Tivoli still hurting
Three years after police and soldiers fought fierce battles with gunmen in Tivoli Gardens in an attempt to serve an arrest warrant on former strongman Christopher ‘Dudus’ Coke, wounds are still raw in the once impregnable garrison community.
Sophia Williams didn’t lose a loved one, neither was she injured by gunfire, but she remains traumatised by the macabre experience of that 24-hour battle between gunmen loyal to Coke and police and soldiers, which resulted in the deaths of 77 persons, including a member of the Jamaica Defence Force.
Williams lives in Tivoli Court — a set of high-rise buildings situated close to Spanish Town Road — which was peppered with bullets by agents of the state who were being fired upon by Coke’s combatants.
The security forces eventually overran the band of thugs and took control of the community, but for Williams that was when the real tragedy began.
“I am still hurting and still traumatised. Death came over me. When the soldiers ran into the building they were talking in a language that we couldn’t understand. One of the soldiers said ‘residents of the high-rise building, throw the guns through the window and come out of your houses’. One man attempted to leave his house and they fired on him. They took us from our houses and packed us in one house like sardines. Man, woman and pickney. Shots were still being fired and a lot of bodies were all over the community,” Williams told the Jamaica Observer yesterday.
The woman, who was close to tears, said she will never be able to forget the stench of burning flesh as she accused the soldiers of torching bodies.
She also claimed that members of the security forces occupied her home and destroyed her furniture.
“Them cut up me couch and tear up me mattress. Them thief out my $80,000. All them time deh we couldn’t come out and we could hear them taking men out [of] their houses and shooting them in cold blood,” she said.
Although the police reported that the official civilian death toll was 76, the residents of Tivoli Gardens say the death toll was more than twice that number.
As Williams told of her ordeal, a group of young men sat in a group with glum looks on their faces.

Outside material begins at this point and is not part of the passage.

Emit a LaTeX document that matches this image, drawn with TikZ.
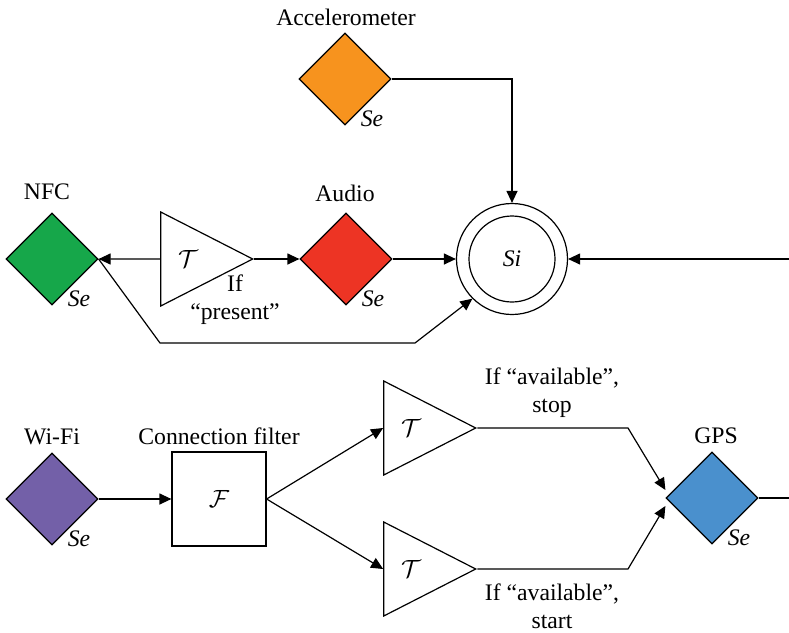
\documentclass[tikz,border=0pt]{standalone}
\usepackage{fontspec}
\setmainfont{Liberation Serif}
\usetikzlibrary{arrows.meta}
\usetikzlibrary{shapes.geometric}
\usetikzlibrary{positioning}
\usetikzlibrary{calc}
\definecolor{accorange}{RGB}{247,147,30}
\definecolor{audiored}{RGB}{237,52,36}
\definecolor{nfcgreen}{RGB}{22,167,74}
\definecolor{wifipurple}{RGB}{115,96,168}
\definecolor{gpsblue}{RGB}{74,144,205}

\begin{document}
\begin{tikzpicture}[x=1pt,y=-1pt,line width=1.2pt,
    font=\fontsize{23.7}{28}\selectfont,
    sensor/.style={shape=diamond,draw=black,inner sep=0pt,
      minimum width=92pt,minimum height=92pt},
    trigger/.style={shape=isosceles triangle,draw=black,inner sep=0pt,
      isosceles triangle stretches,minimum width=94pt,minimum height=92pt},
    se/.style={font=\fontsize{23.7}{28}\selectfont\itshape},
    flow/.style={-{Triangle[length=12pt,width=11pt]}}]
  \useasboundingbox (0,0) rectangle (789,632);

  % upper part: sensors around the sink
  \node[sensor,fill=accorange] (accel) at (345,79) {};
  \node at (346,17) {Accelerometer};
  \node[se] at ($(accel.center)+(27,40)$) {Se};

  \node[sensor,fill=nfcgreen] (nfc) at (52,259) {};
  \node at (47,192) {NFC};
  \node[se] at ($(nfc.center)+(27,40)$) {Se};

  \node[trigger] (present) at (188,259) {$\mathcal{T}$};
  \node[align=center] at (235,300) {If\\``present''};

  \node[sensor,fill=audiored] (audio) at (346,259) {};
  \node at (345,193) {Audio};
  \node[se] at ($(audio.center)+(27,40)$) {Se};

  \node[circle,draw=black,minimum size=111pt] (sink) at (512,259) {};
  \node[circle,draw=black,minimum size=86pt] (sinkin) at (sink.center) {\textit{Si}};

  \coordinate (extin) at (789,259);
  \coordinate (nfcbend) at (160,343);
  \coordinate (nfcrun) at (415,343);

  \draw[flow] (accel.east) -| (sink.north);
  \draw[flow] (present.west) -- (nfc.east);
  \draw[flow] (present.apex) -- (audio.west);
  \draw[flow] (audio.east) -- (sink.west);
  \draw[flow] (extin) -- (sink.east);
  \draw[flow] (nfc.east) -- (nfcbend) -- (nfcrun) -- (sink.south west);

  % lower part: wifi driven gps
  \node[sensor,fill=wifipurple] (wifi) at (52,499) {};
  \node at (52,437) {Wi-Fi};
  \node[se] at ($(wifi.center)+(27,40)$) {Se};

  \node[draw=black,minimum width=94pt,minimum height=94pt] (filter) at (219,499) {$\mathcal{F}$};
  \node at (219,436) {Connection filter};

  \node[trigger] (stop) at (411,428) {$\mathcal{T}$};
  \node[trigger] (start) at (411,569) {$\mathcal{T}$};
  \node[align=center] at (552,393) {If ``available'',\\stop};
  \node[align=center] at (552,606) {If ``available'',\\start};

  \node[sensor,fill=gpsblue] (gps) at (712,498) {};
  \node at (716,436) {GPS};
  \node[se] at ($(gps.center)+(27,40)$) {Se};

  \coordinate (stopbend) at (628,428);
  \coordinate (startbend) at (628,569);
  \coordinate (gpsout) at (789,498);

  \draw[flow] (wifi.east) -- (filter.west);
  \draw[flow] (filter.east) -- (stop.west);
  \draw[flow] (filter.east) -- (start.west);
  \draw[flow] (stop.apex) -- (stopbend) -- ($(gps.west)+(0,-8)$);
  \draw[flow] (start.apex) -- (startbend) -- ($(gps.west)+(0,8)$);
  \draw (gps.east) -- (gpsout);
\end{tikzpicture}
\end{document}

“They took my friend out of his house and killed him in front of his mother. The soldiers shot him in him head,” said one young man who showed a scar on his left arm that he said was inflicted by a bullet that grazed him.
“Them lock up two man in a house for a whole day and then go back inside the people house and kill the two of them on a woman bed. Them wrap up the bodies in a bloody sheet and took them away,” one woman said.
The memories of that historic day are still fresh in the residents’ minds but emotions run high when the anniversary of the event comes around each year.
“Many mothers have not yet got closure, and when it come to this time of the year many of us just break down and cry. There are many people here who have never found their sons, brothers and husbands. They just disappeared without a trace and they can’t close the book when they don’t even know what happened to them,” Williams said.
One youngster, who was detained at the National Arena in Kingston after the shooting died down, claimed that after many of the hundreds of detainees were processed, the police told them of their intention to release them at night.
“I told them I not going back in the night because the soldier dem want [to] kill we off. Even before we leave, them say too much man leaving and them want to kill some more,” the young man said.
One woman, who residents said lost her son during the firefight, was not prepared to speak on the issue and walked briskly inside her house with a look of sadness on her face.
The horror stories were many as the residents accused the soldiers of raping some women in the community.
“One woman get rape by three different soldier one night,” one man charged.
Public Defender Earl Witter, after a long delay, presented the findings of his probe into the event to Parliament earlier this month and recommended that the residents of Tivoli Gardens be compensated to the tune of $110 million.
Jamaica Labour Party councillor for the Tivoli Division Donovan Samuels agreed with Witter that the aggrieved residents should be compensated.
“The people would like to get closure, but the major thing is compensation, whether for psychological damage or physical damage to their property,” Samuels said.